Britain’s nascent underground coal gasification (UCG) industry has great potential, according to natural resources veteran Algy Cluff.
Cluff Natural Resources chief hail's Britain's UCG potential

Britain’s nascent underground coal gasification (UCG) industry has great potential, according to natural resources veteran Algy Cluff.

The new technology, which unlocks the hydrocarbons stored held within coal, is the first building block in the former mining executive’s new venture into the hydrocarbon business, Cluff Natural Resources (LON:CLNR).

It has been issued new licences to develop UCG projects - one in Carmarthenshire in Wales, and one in the Dee Estuary which is on the borders of Merseyside and Northern Wales.

Cluff says the new licences represent a low cost entry into the UCG business.

“The essence of UCG is that it is a proven new technology, but and [unlike windpower] it does not require a government subsidy, it is not expensive and it is not an eyesore,” Cluff told Proactive Investors.
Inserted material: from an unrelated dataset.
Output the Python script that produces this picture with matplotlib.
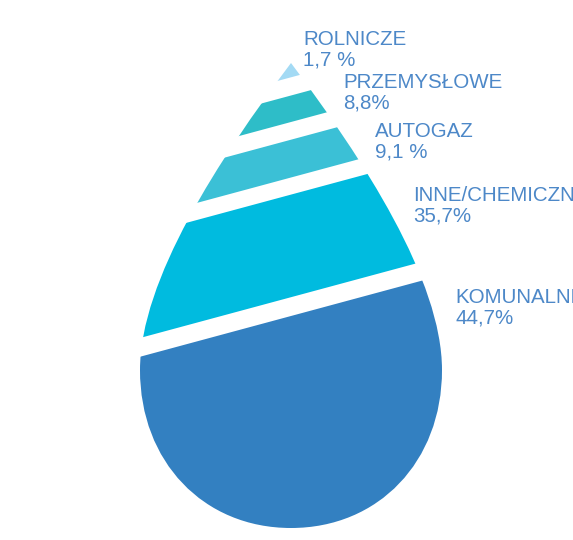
import matplotlib
matplotlib.use("Agg")
import matplotlib.pyplot as plt
from matplotlib.path import Path
from matplotlib.patches import PathPatch, Polygon

# ---- data ----
categories = ["ROLNICZE", "PRZEMYSŁOWE", "AUTOGAZ", "INNE/CHEMICZNE", "KOMUNALNE"]
value_labels = ["1,7 %", "8,8%", "9,1 %", "35,7%", "44,7%"]
values = [1.7, 8.8, 9.1, 35.7, 44.7]
colors = ["#a3daf4", "#2ebdc8", "#3bc0d6", "#00bbdf", "#3380c1"]

# ---- layout (pixel-like coordinates, y downward) ----
W, H = 573, 540
cx = 291
slope = -0.27
# band top / bottom intercepts on the drop axis
band_top = [0, 95.5, 139.7, 194.6, 316.0]
band_bot = [77.3, 122.0, 177.5, 297.2, 600]
label_xy = [(303, 45), (343, 88), (375, 137), (413, 201), (455, 303)]
text_color = "#4d88c8"

fig = plt.figure(figsize=(W / 100, H / 100), dpi=100)
ax = fig.add_axes([0, 0, 1, 1])
ax.set_xlim(0, W)
ax.set_ylim(H, 0)
ax.axis("off")

# drop outline
tip = (cx, 63)
ry, rx = 158, 151
yc = 370
k = 0.58
verts = [
    tip,
    (363, 159), (cx + rx, 280), (cx + rx, yc),
    (cx + rx, yc + k * ry), (cx + k * rx, yc + ry), (cx, yc + ry),
    (cx - k * rx, yc + ry), (cx - rx, yc + k * ry), (cx - rx, yc),
    (cx - rx, 280), (2 * cx - 363, 159), tip,
    tip,
]
codes = [Path.MOVETO] + [Path.CURVE4] * 12 + [Path.CLOSEPOLY]
drop = Path(verts, codes)
drop_patch = PathPatch(drop, facecolor="none", edgecolor="none")
ax.add_patch(drop_patch)


def line_y(c, x):
    return c + slope * (x - cx)


for i, cat in enumerate(categories):
    t, b = band_top[i], band_bot[i]
    poly = Polygon([(0, line_y(t, 0)), (W, line_y(t, W)),
                    (W, line_y(b, W)), (0, line_y(b, 0))],
                   closed=True, facecolor=colors[i], edgecolor="none")
    ax.add_patch(poly)
    poly.set_clip_path(drop_patch)
    x, y = label_xy[i]
    ax.text(x, y, cat, color=text_color, fontsize=14.8,
            family="Liberation Sans", va="baseline", ha="left")
    ax.text(x, y + 20.5, value_labels[i], color=text_color, fontsize=14.8,
            family="Liberation Sans", va="baseline", ha="left")

fig.savefig("out.png", dpi=100)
It works by oxidising the coal though a concealed underground process, which produces a man-made hydrocarbon called syngas.  Given the UK’s vast remaining coal deposits - which can’t be mined economically anymore - Cluff believes this is a significant opportunity.

“When you think that in 1919 there were well over a thousand mines producing coal in Britain, and now there are just three.

“The potential for gasifiying coal underneath the sea, eventually underneath the North Sea, is very attractive for this directional drilling.

“And we think this is something that could evolve into a big business in this country, but having said that the entry cost is pretty low at the moment.”

Indeed, for the first twelve months CNR’s focus will be on securing the necessary planning permissions to start drilling.

This is not the kind of first project that most investors following CNR had been expecting. But today’s move into UK coal gasification is ‘entirely consistent’ within the strategy the group set out when it listed on AIM last year, according to Cluff.

The group, which prior to today’s deal was effectively a cash shell, joined the AIM market in May following a £3.75mln funding. The group’s first acquisition, a potential exploration venture, was expected to follow shortly after.

Now, however, Algy Cluff says that the UK portfolio is more likely to be developed through new licence applications rather than acquisitions.

Cluff revealed a slight change in the group’s approach to building the portfolio.

“We looked at two [potential] deals but neither of them worked for us.

While this first project is targeting unconventional hydrocarbons, Cluff doesn’t plan to confine the group to the emerging unconventional technologies, and future deals are likely to feature regular oil and gas project - in either the UK or Africa.

It is expected that the next addition to the portfolio will come from Africa, and it will be an exploration venture.

In the meantime the company, and investors, now have a tangible project to focus on. The first priority will be to apply for relevant planning and environmental permits to develop the projects, though this is not expected to be a significant draw on cash reserves.

Investors have already welcomed the development with CNR shares advancing over 20% today, to trade at 4.37p a share.

In a note to clients today City broker Shore Capital analyst Craig Howie said: “we are pleased to see this entry into UCG, which benefits from proven extraction technology and has the potential to play an important role in addressing the UK’s energy needs.”